Die Lockerungspolitik ist in dieser Optik ein Stück anti-radikaler Präventionspolitik. Ein Lernergebnis nach dem Aufstieg der AfD seit 2015. Vereinfacht gesagt: Die Öffnungspolitik dementiert die Behauptung vom geplanten „Überwachungsstaat“.

Kemmerich demontiert sich selbst – Grüne wollen Palmer aus Partei werfen

Fünftens: Den doch arg naiven Kemmerich aus FDP werfen zu wollen, wie das die Parteivizin Agnes Strack-Zimmermann ins Spiel bringt, wirkt eher hilflos. Kemmerich, der sich zum nützlichen Idioten von Rechtsradikalen machte, demontiert sich gerade selbst. Parteichef Christian Lindner hat ihn in den Senkel gestellt und damit seine Liberalen vor Kemmerichs bräunlichen Anfälligkeiten geschützt. Das mag vorerst reichen.

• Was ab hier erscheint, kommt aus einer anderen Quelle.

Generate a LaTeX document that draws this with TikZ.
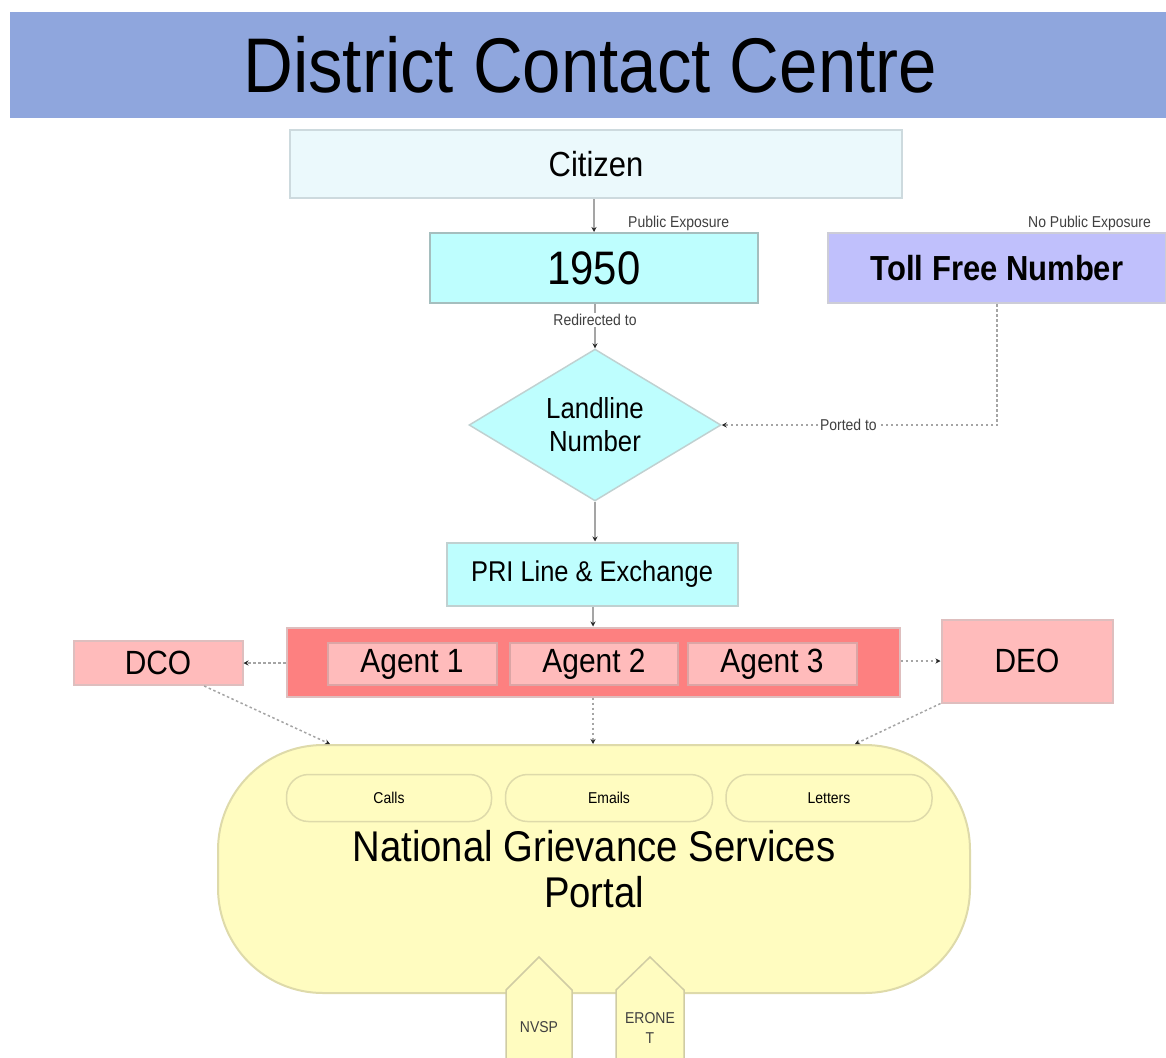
\documentclass[tikz,border=0pt]{standalone}
\usepackage{fontspec}
\setmainfont{Liberation Sans}[FakeStretch=0.89]
\usetikzlibrary{arrows.meta,shapes.geometric,calc}
\definecolor{titlebar}{RGB}{143,166,221}
\definecolor{citfill}{RGB}{235,249,252}
\definecolor{citline}{RGB}{205,218,222}
\definecolor{cyanfill}{RGB}{190,254,254}
\definecolor{cyanline}{RGB}{165,190,190}
\definecolor{tollfill}{RGB}{192,192,252}
\definecolor{tollline}{RGB}{205,205,215}
\definecolor{redfill}{RGB}{253,128,128}
\definecolor{redline}{RGB}{222,190,190}
\definecolor{pinkfill}{RGB}{255,187,187}
\definecolor{pinkline}{RGB}{220,165,165}
\definecolor{yelfill}{RGB}{255,252,192}
\definecolor{yelline}{RGB}{222,218,170}
\definecolor{connc}{RGB}{165,165,165}
\definecolor{tipc}{RGB}{40,40,40}
\tikzset{
  box/.style={draw, line width=2pt, inner sep=0pt, anchor=center},
  fs/.style={font=\fontsize{#1}{#1}\selectfont},
  lbl/.style={fill=white, inner sep=1pt, text=black!75, font=\fontsize{15.7}{15.7}\selectfont},
  conn/.style={draw=connc, line width=1.5pt, -{Stealth[length=5pt,width=5pt,color=tipc]}},
  dotconn/.style={conn, dash pattern=on 2.5pt off 2.5pt},
}
\begin{document}
\begin{tikzpicture}[x=1pt,y=-1pt]
\useasboundingbox (0,0) rectangle (1166,1057);
% title
\node[fill=titlebar, inner sep=0pt, minimum width=1160, minimum height=106, anchor=north west, fs=77.5] (title) at (10,12) {District Contact Centre};
% boxes
\node[box, draw=citline, fill=citfill, minimum width=612, minimum height=68, fs=34.8] (citizen) at (596,164) {Citizen};
\node[box, draw=cyanline, fill=cyanfill, minimum width=328, minimum height=70, fs=47] (n1950) at (594,268) {1950};
\node[box, draw=tollline, fill=tollfill, minimum width=338, minimum height=70, font=\bfseries\fontsize{34.8}{34.8}\selectfont] (toll) at (997,268) {Toll Free Number};
\node[box, diamond, draw=cyanline!70, line width=1.5pt, fill=cyanfill, minimum width=252, minimum height=150, align=center, font=\fontsize{29}{33}\selectfont] (land) at (595,425) {Landline\\Number};
\node[box, draw=cyanline!70, fill=cyanfill, minimum width=291, minimum height=63, fs=28.6] (pri) at (592,574) {PRI Line \& Exchange};
\node[box, draw=redline, fill=redfill, minimum width=613, minimum height=69] (agents) at (593,662) {};
\node[box, draw=pinkline, fill=pinkfill, minimum width=169, minimum height=42, fs=33.6] (a1) at (412,664) {Agent 1};
\node[box, draw=pinkline, fill=pinkfill, minimum width=168, minimum height=42, fs=33.6] (a2) at (594,664) {Agent 2};
\node[box, draw=pinkline, fill=pinkfill, minimum width=169, minimum height=42, fs=33.6] (a3) at (772,664) {Agent 3};
\node[box, draw=redline, fill=pinkfill, minimum width=169, minimum height=44, fs=33.6] (dco) at (158,663) {DCO};
\node[box, draw=redline, fill=pinkfill, minimum width=171, minimum height=83, fs=33.6] (deo) at (1027,661) {DEO};
% portal
\node[box, draw=yelline, fill=yelfill, minimum width=752, minimum height=248, rounded corners=105pt] (portal) at (594,869) {};
\node[box, draw=yelline, line width=1.5pt, fill=yelfill, minimum width=205, minimum height=47, rounded corners=22pt, fs=15.7] (calls) at (389,798) {Calls};
\node[box, draw=yelline, line width=1.5pt, fill=yelfill, minimum width=207, minimum height=47, rounded corners=22pt, fs=15.7] (emails) at (609,798) {Emails};
\node[box, draw=yelline, line width=1.5pt, fill=yelfill, minimum width=206, minimum height=47, rounded corners=22pt, fs=15.7] (letters) at (829,798) {Letters};
\node[align=center, inner sep=0pt, font=\fontsize{43}{46}\selectfont] (ngsp) at (594,869) {National Grievance Services\\Portal};
% pentagons
\draw[fill=yelfill, draw=yelline!85!gray, line width=1.5pt] (506,1062) -- (506,990) -- (539,957) -- (572,990) -- (572,1062);
\draw[fill=yelfill, draw=yelline!85!gray, line width=1.5pt] (616,1062) -- (616,990) -- (650,957) -- (684,990) -- (684,1062);
\node[inner sep=0pt, text=black!75, fs=15.7] (nvsp) at (539,1027) {NVSP};
\node[inner sep=0pt, align=center, text=black!75, font=\fontsize{15.7}{20}\selectfont] (eronet) at (650,1028) {ERONE\\T};
% connectors
\draw[conn] (citizen.south -| n1950.north) -- (n1950.north);
\node[inner sep=0pt, text=black!75, anchor=west, fs=15.7] (pubexp) at (628,223) {Public Exposure};
\node[inner sep=0pt, text=black!75, anchor=west, fs=15.7] (nopubexp) at (1028,223) {No Public Exposure};
\draw[conn] (n1950.south -| land.north) -- node[lbl, pos=0.36] (redir) {Redirected to} (land.north);
\draw[dotconn] (toll.south) |- node[lbl, pos=0.77] (ported) {Ported to} (land.east);
\draw[conn] (land.south) -- (land.south |- pri.north);
\draw[conn] (pri.south -| agents.north) -- (agents.north);
\draw[dotconn] (agents.west |- dco.east) -- (dco.east);
\draw[dotconn] (agents.east |- deo.west) -- (deo.west);
\draw[dotconn] (agents.south) -- (portal.north -| agents.south);
\draw[dotconn] ($(dco.south west)!0.77!(dco.south east)$) -- ($(portal.north)+(-264,0)$);
\draw[dotconn] (deo.south west) -- ($(portal.north)+(261,0)$);
\end{tikzpicture}
\end{document}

Der Furor, mit dem Baerbock/Habeck auf „ihren“ Tübinger Oberbürgermeister Palmer losgehen, wirkt irgendwie auch geschichtsvergessen. Die Grünen waren einmal stolz auf ihre durchaus militante Diskussionskultur. Wollen sie wirklich eine politisch korrekte Pussy-Partei werden?

Eine Frage hätten wir noch an den Koch. Hildmann sagt in einem Video, das am Rande einer Versammlung vor dem Bundestag entstand, dies: „Mein Onkel war bei der Wehrmacht. Ich sage Ihnen eine Sache. Ich bin bereit, für dieses Land zu sterben.“ Für welches Land?